Los años urgentes es un libro especial para un tiempo en el que la velocidad de las cosas hace casi inimaginable un texto que se toma tantas páginas para contarnos la historia de una protagonista joven y sus circunstancias familiares, sociales, políticas, personales, en la voz de un personaje que se descubre de manera escueta y precisa solo hacia el final del texto, en un amarre generacional que nos hace un guiño a la inevitable forma en que los hechos del pasado sobreviven en las familias, en las sociedades, a través del testimonio directo, a través de la escucha de esa suerte de relato tribal que anida en la naturaleza de la humanidad, especie gregaria que articula su lenguaje como un antídoto contra el olvido.

Los años urgentes es una valiente y gran novela, contada en clave folletinesca, pero sin renunciar a esa prosa distintiva, valiente que suele usar Del Río, ni a la inteligencia literaria que la destaca. El primer párrafo nos obliga a leer lo que viene después: ‘A veces imaginas cambiar tu origen, tu carne, tu sangre, tus datos. Borrar tu nombre, el color de tu piel, tu altura. Quedar solo con tus huesos, tu médula vibrante. ¿Sería más fácil así? ¿Dolería menos?’.

La novela se lee rápido. Del Río decidió escribir un relato sin mayores dificultades textuales, queriendo que su historia —sin renunciar al detalle, a la mirada aguda sobre su objeto— resulte amena y amable al lector. Es una opción válida y Del Río tiene el oficio que le permite decidir el tono y la forma en que quiere narrar lo que se le venga en gana.

Uno podría pensar que un texto de estas dimensiones abarca una multitud de temas o que decide explorar el quid de su relato con la profundidad analítica de un entomólogo que disecta cada elemento de su insecto. Pero no es el caso. Los años urgentes goza de cierta sana levedad que no es superficial sino una suerte de amabilidad de la autora con su historia y el lector. Y eso genera una tensión curiosa entre la extensión del texto y su intensidad, renunciando a escribir un relato enrevesado a lo Bolaño en Los detectives salvajes (1998), 2666 (2004, póstuma), con la forma desaforada que elige el argentino Rodrigo Fresán en su agotadora El estilo de los elementos (2024) y, curiosamente, siendo más convencional y pudiendo haberlo hecho, tampoco se fue por el camino de esas largas novelas rusas decimonónicas, a lo Tolstói o Dostoievski, donde la densidad de elementos construyen obras titánicamente filosóficas.

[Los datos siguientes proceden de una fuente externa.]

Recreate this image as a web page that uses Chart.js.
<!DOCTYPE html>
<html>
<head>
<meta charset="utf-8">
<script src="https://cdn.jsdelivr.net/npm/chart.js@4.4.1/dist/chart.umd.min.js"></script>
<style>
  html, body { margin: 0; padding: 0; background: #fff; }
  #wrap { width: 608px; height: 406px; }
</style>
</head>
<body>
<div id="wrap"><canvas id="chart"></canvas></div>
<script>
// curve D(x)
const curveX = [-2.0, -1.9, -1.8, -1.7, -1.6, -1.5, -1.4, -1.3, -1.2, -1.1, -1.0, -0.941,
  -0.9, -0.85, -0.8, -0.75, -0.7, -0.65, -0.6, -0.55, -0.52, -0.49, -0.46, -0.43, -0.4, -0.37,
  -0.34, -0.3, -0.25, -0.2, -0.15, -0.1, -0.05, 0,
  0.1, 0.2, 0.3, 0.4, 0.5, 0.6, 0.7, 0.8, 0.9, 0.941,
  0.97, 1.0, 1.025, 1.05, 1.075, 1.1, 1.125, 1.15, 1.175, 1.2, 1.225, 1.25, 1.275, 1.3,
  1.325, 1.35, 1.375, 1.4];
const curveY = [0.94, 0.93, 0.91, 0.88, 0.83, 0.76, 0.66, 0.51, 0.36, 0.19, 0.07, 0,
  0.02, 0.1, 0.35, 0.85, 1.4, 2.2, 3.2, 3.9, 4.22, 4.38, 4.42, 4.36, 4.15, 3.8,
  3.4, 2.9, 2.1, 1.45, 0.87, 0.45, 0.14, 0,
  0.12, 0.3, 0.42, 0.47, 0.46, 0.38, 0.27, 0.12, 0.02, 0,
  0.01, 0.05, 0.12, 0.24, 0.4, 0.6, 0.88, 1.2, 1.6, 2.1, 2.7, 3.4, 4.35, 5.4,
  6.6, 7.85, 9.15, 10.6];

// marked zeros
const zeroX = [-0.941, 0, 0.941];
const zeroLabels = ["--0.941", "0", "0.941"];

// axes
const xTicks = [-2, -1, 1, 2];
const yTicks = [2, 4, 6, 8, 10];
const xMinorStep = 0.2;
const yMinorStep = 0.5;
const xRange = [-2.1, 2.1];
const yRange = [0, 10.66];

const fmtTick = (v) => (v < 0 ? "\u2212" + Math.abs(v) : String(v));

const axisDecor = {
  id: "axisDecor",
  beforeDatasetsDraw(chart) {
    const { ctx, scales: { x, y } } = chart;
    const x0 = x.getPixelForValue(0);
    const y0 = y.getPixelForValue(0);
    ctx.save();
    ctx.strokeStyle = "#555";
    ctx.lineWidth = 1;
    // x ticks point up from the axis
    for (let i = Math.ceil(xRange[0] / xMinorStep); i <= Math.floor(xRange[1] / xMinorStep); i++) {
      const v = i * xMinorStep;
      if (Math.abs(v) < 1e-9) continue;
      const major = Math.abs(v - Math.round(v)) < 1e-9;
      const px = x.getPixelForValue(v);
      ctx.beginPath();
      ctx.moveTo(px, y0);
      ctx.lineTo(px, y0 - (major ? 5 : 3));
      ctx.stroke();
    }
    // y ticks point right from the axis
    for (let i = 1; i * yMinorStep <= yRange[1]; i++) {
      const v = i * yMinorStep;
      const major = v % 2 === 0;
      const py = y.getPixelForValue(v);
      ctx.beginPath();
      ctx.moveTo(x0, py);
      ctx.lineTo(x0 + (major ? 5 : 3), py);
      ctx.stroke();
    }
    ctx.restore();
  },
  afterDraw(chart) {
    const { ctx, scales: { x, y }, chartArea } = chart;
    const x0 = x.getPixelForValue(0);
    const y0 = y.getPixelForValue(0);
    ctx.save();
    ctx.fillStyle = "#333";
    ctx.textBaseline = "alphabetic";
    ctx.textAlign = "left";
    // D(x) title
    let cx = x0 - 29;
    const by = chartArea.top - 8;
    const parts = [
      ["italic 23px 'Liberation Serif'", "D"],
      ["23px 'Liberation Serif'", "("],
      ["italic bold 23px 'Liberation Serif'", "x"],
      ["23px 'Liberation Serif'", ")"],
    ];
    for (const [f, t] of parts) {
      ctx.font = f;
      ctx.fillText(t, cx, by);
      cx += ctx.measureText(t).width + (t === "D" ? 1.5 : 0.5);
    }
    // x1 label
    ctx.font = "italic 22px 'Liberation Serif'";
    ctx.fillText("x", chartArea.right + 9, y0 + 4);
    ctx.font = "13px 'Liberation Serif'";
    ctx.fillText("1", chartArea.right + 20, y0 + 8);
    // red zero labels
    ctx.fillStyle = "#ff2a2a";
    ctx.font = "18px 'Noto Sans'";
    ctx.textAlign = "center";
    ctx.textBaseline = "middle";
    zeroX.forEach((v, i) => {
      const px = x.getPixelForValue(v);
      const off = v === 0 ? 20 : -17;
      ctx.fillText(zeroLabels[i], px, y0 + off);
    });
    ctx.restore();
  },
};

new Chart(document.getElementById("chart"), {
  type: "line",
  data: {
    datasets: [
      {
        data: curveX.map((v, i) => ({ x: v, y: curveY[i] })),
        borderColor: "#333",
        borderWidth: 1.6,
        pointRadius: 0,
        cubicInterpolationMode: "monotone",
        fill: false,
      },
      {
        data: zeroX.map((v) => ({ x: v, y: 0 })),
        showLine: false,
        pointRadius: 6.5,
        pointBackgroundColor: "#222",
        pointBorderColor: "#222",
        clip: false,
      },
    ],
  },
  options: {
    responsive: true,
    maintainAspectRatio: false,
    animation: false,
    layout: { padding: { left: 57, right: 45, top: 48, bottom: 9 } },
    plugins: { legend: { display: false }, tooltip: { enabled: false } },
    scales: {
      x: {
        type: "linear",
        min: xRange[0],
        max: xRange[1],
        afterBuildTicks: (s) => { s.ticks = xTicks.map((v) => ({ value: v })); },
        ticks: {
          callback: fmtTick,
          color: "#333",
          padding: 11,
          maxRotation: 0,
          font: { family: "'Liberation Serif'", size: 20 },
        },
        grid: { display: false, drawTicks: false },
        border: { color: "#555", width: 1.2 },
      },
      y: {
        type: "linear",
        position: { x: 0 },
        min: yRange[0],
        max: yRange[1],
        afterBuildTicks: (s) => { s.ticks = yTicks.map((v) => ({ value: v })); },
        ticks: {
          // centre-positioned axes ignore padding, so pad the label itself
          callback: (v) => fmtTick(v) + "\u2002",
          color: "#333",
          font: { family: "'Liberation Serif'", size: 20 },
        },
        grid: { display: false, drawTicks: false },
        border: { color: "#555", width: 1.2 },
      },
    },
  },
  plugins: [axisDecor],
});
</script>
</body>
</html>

Son los años 70, los tiempos de Allende y su después. Es la historia de una quinceañera saliendo del colegio y dando la P.A.A. para ver si podría ingresar a la universidad. Es un relato social, clásico en nuestro país aldea e isleño: la protagonista es la hija a medias de una familia de la aristocracia local que, usando el título de Gumucio, es la hija de “los parientes pobres”, una Díaz Larréin (recuerdo aquí que mi padre me decía que algunos “larraínes” se decían “larréin”, para darle un toque afrancesado al apellido de los llamados “ochocientos”), que no encaja en su medio y se siente incómoda con el peso e implicancias del apellido materno. Es una historia romántica en el tono “chica de alcurnia rebelde conoce liceano de clase media”, algo que hoy no tendría por qué sorprender, pero son los 70. Es la narración de los tumultuosos años de ese animal de dos cabezas, esa Anfisbena, que resultó siendo el intento revolucionario democrático marxista liderado por Salvador Allende y la reacción dictatorial de derecha en manos de Augusto Pinochet. Entrega una señal para repensar el octubrismo y es también, quizás, una catarsis personal en ese juego infinito e indefinible entre ficción y biografía, imaginación e historia.

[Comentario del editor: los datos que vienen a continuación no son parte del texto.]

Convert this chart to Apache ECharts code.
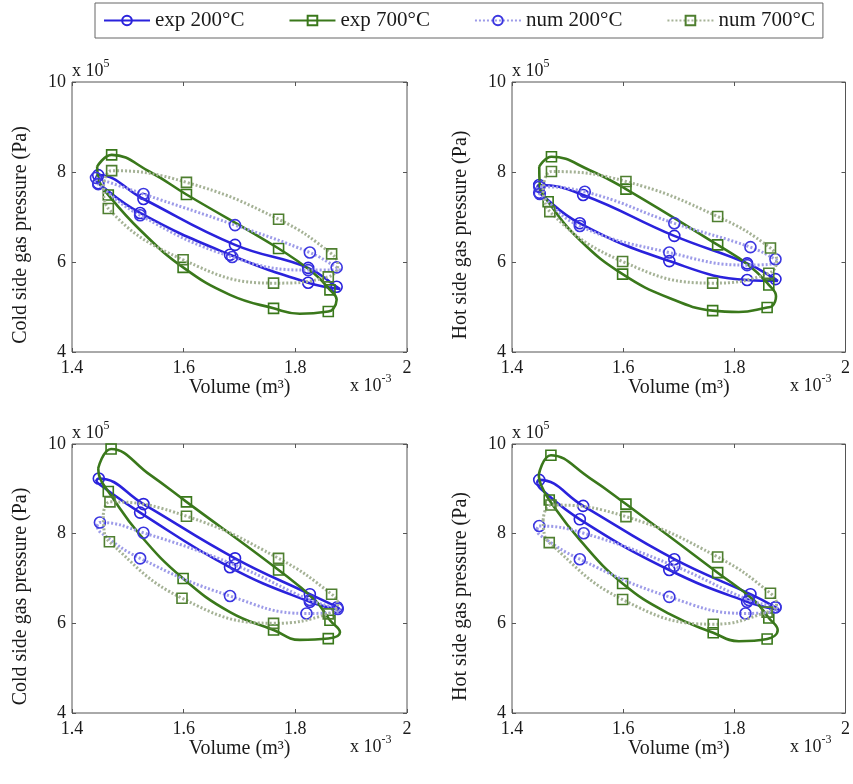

Los años urgentes es una valiente y gran novela, contada en clave folletinesca, pero sin renunciar a esa prosa distintiva, valiente que suele usar Del Río, ni a la inteligencia literaria que la destaca. El primer párrafo nos obliga a leer lo que viene después: “A veces imaginas cambiar tu origen, tu carne, tu sangre, tus datos. Borrar tu nombre, el color de tu piel, tu altura. Quedar solo con tus huesos, tu médula vibrante. ¿Sería más fácil así? ¿Dolería menos?”.

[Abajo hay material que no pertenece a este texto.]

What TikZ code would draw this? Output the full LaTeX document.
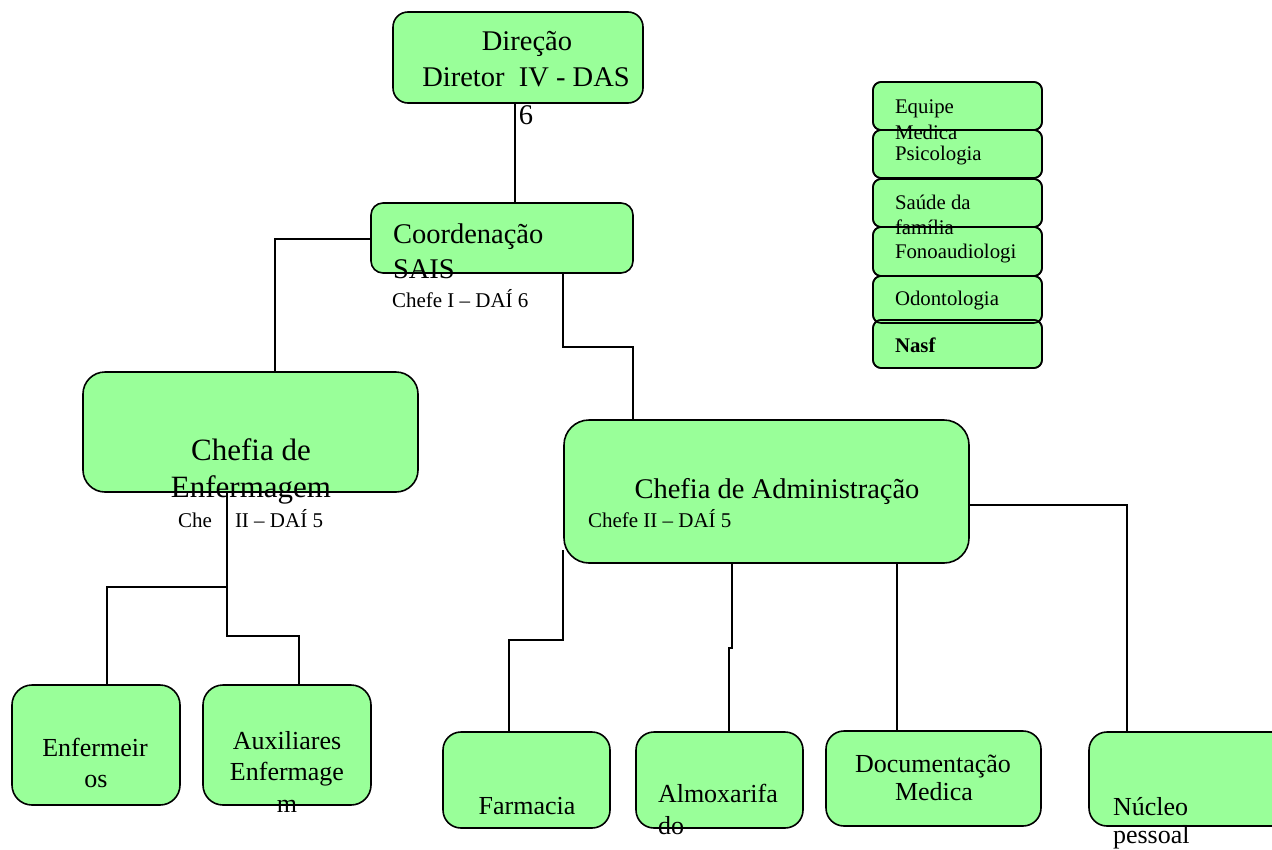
\documentclass[tikz,border=0pt]{standalone}
\usepackage{fontspec}
\setmainfont{Liberation Serif}
\definecolor{boxgreen}{RGB}{153,255,153}
\tikzset{
 box/.style={draw=black, fill=boxgreen, line width=1.6pt, inner sep=0pt, outer sep=0pt},
 conn/.style={draw=black, line width=1.5pt},
 lbl/.style={inner sep=0pt, outer sep=0pt, anchor=base, text=black},
 huge/.style={lbl, font=\fontsize{31}{36}\selectfont},
 big/.style={lbl, font=\fontsize{28.5}{34}\selectfont},
 mid/.style={lbl, font=\fontsize{26}{30}\selectfont},
 small/.style={lbl, font=\fontsize{21}{24}\selectfont},
 tiny/.style={lbl, anchor=base west, font=\fontsize{20.8}{24}\selectfont},
 rim/.style={draw=black, line width=1.6pt, rounded corners=8pt},
}
\begin{document}
\begin{tikzpicture}[x=1pt,y=-1pt]
\clip (0,0) rectangle (1272,849);
\fill[white] (0,0) rectangle (1272,849);

% boxes
\node[box, rounded corners=15pt, minimum width=250pt, minimum height=91pt] (dir) at (518,57.5) {};
\node[box, rounded corners=12pt, minimum width=262pt, minimum height=70pt] (coord) at (502,238) {};
\node[box, rounded corners=22pt, minimum width=335pt, minimum height=120pt] (enf) at (250.5,432) {};
\node[box, rounded corners=25pt, minimum width=405pt, minimum height=143pt] (admin) at (766.5,491.5) {};
\node[box, rounded corners=20pt, minimum width=168pt, minimum height=120pt] (enfo) at (96,745) {};
\node[box, rounded corners=20pt, minimum width=168pt, minimum height=120pt] (aux) at (287,745) {};
\node[box, rounded corners=18pt, minimum width=167pt, minimum height=96pt] (farm) at (526.5,780) {};
\node[box, rounded corners=18pt, minimum width=167pt, minimum height=96pt] (almox) at (719.5,780) {};
\node[box, rounded corners=18pt, minimum width=215pt, minimum height=95pt] (doc) at (933.5,778.5) {};
\node[box, rounded corners=18pt, minimum width=201pt, minimum height=94pt] (nuc) at (1189.5,779) {};

% connectors
\draw[conn] ([xshift=-3pt]dir.south) -- ([xshift=13pt]coord.north);
\draw[conn] ([yshift=-1pt]coord.west) -| ([xshift=24.5pt]enf.north);
\draw[conn] ([xshift=61pt]coord.south) -- ++(0,74) -| ([xshift=-133.5pt]admin.north);
\draw[conn] ([xshift=-23.5pt]enf.south) -- ++(0,95) -| ([xshift=11pt]enfo.north);
\draw[conn] ([xshift=-23.5pt]enf.south) -- ++(0,144) -| ([xshift=12pt]aux.north);
\draw[conn] ([yshift=-58.5pt,xshift=-1pt]admin.west) -- ++(0,90) -| ([xshift=-17.5pt]farm.north);
\draw[conn] ([xshift=-34.5pt]admin.south) -- ++(0,85) -| ([xshift=9.5pt]almox.north);
\draw[conn] ([xshift=130.5pt]admin.south) -- ([xshift=-36.5pt]doc.north);
\draw[conn] ([yshift=-13.5pt]admin.east) -| ([xshift=-62.5pt]nuc.north);

% texts of main boxes
\node[big] (t1) at (527,50) {Direção};
\node[big] (t2) at (526,86) {Diretor\ \ IV - DAS};
\node[big] (t3) at (526,124) {6};
\node[big, anchor=base west] (t4) at (393,243) {Coordenação};
\node[big, anchor=base west] (t5) at (393,278) {SAIS};
\node[small, anchor=base west] (t6) at (392,307) {Chefe I – DAÍ 6};
\node[huge] (t7) at (251,460) {Chefia de};
\node[huge] (t8) at (251,497) {Enfermagem};
\node[small, anchor=base west] (t9) at (178,527) {Che};
\node[small, anchor=base west] (t10) at (235,527) {II – DAÍ 5};
\node[big] (t11) at (777,498) {Chefia de Administração};
\node[small, anchor=base west] (t12) at (588,527) {Chefe II – DAÍ 5};
\node[mid] (t13) at (95,756) {Enfermeir};
\node[mid] (t14) at (96,787) {os};
\node[mid] (t15) at (287,749) {Auxiliares};
\node[mid] (t16) at (287,780) {Enfermage};
\node[mid] (t17) at (287,812) {m};
\node[mid] (t18) at (527,814) {Farmacia};
\node[mid, anchor=base west] (t19) at (658,802) {Almoxarifa};
\node[mid, anchor=base west] (t20) at (658,834) {do};
\node[mid] (t21) at (933,772) {Documentação};
\node[mid] (t22) at (934,800) {Medica};
\node[mid, anchor=base west] (t23) at (1113,815) {Núcleo};
\node[mid, anchor=base west] (t24) at (1113,843) {pessoal};

% right stack
\node[box, rounded corners=8pt, minimum width=169pt, minimum height=48pt] (s1) at (957.5,106) {};
\node[box, rounded corners=8pt, minimum width=169pt, minimum height=48pt] (s2) at (957.5,154) {};
\node[box, rounded corners=8pt, minimum width=169pt, minimum height=48pt] (s3) at (957.5,203) {};
\node[box, rounded corners=8pt, minimum width=169pt, minimum height=49pt] (s4) at (957.5,251.5) {};
\node[box, rounded corners=8pt, minimum width=169pt, minimum height=47pt] (s5) at (957.5,299.5) {};
\node[box, rounded corners=8pt, minimum width=169pt, minimum height=48pt] (s6) at (957.5,344) {};
\node[tiny] (u1) at (895,113) {Equipe};
\node[tiny] (u2) at (895,139) {Medica};
\node[tiny] (u3) at (895,160) {Psicologia};
\node[tiny] (u4) at (895,209) {Saúde da};
\node[tiny] (u5) at (895,234) {família};
\node[tiny] (u6) at (895,258) {Fonoaudiologi};
\node[tiny] (u7) at (895,305) {Odontologia};
\node[tiny, font=\fontsize{20.8}{24}\selectfont\bfseries] (u8) at (895,352) {Nasf};
\foreach \s in {s1,s2,s3,s4,s5,s6} {
  \draw[rim] (\s.south west) rectangle (\s.north east);
}
\end{tikzpicture}
\end{document}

Toda novela de largo aliento tiene sus baches, sus sargazos y esta no es la excepción. El texto podría haber tenido 200 páginas menos, sí. Pero quizás el exceso es una manera de exigir tiempo y paciencia, un decir al lector, quiero que te quedes aquí un tiempo para que entiendas mejor. Por alguna razón, en las manos de un buen guionista y director de cine, veo que esta novela tiene el material para una gran película o miniserie a lo Netflix, que —del modo que lo logró la serie Los 80— podría agregar una pieza más al puzzle que vamos construyendo para entender más y mejor este país cornisa. Un llamado de atención a los editores que, quizás, dijeron que no: están enfocados en la novela de 200 páginas, más comercial, olvidando que pueden haber textos como Tan poca vida, de Hanya Yanagihara, o este mismo, de Ana María del Río.

 


Los años urgentes, Ana María del Río, Ediciones Liz, 2024, 830 páginas, $18.000.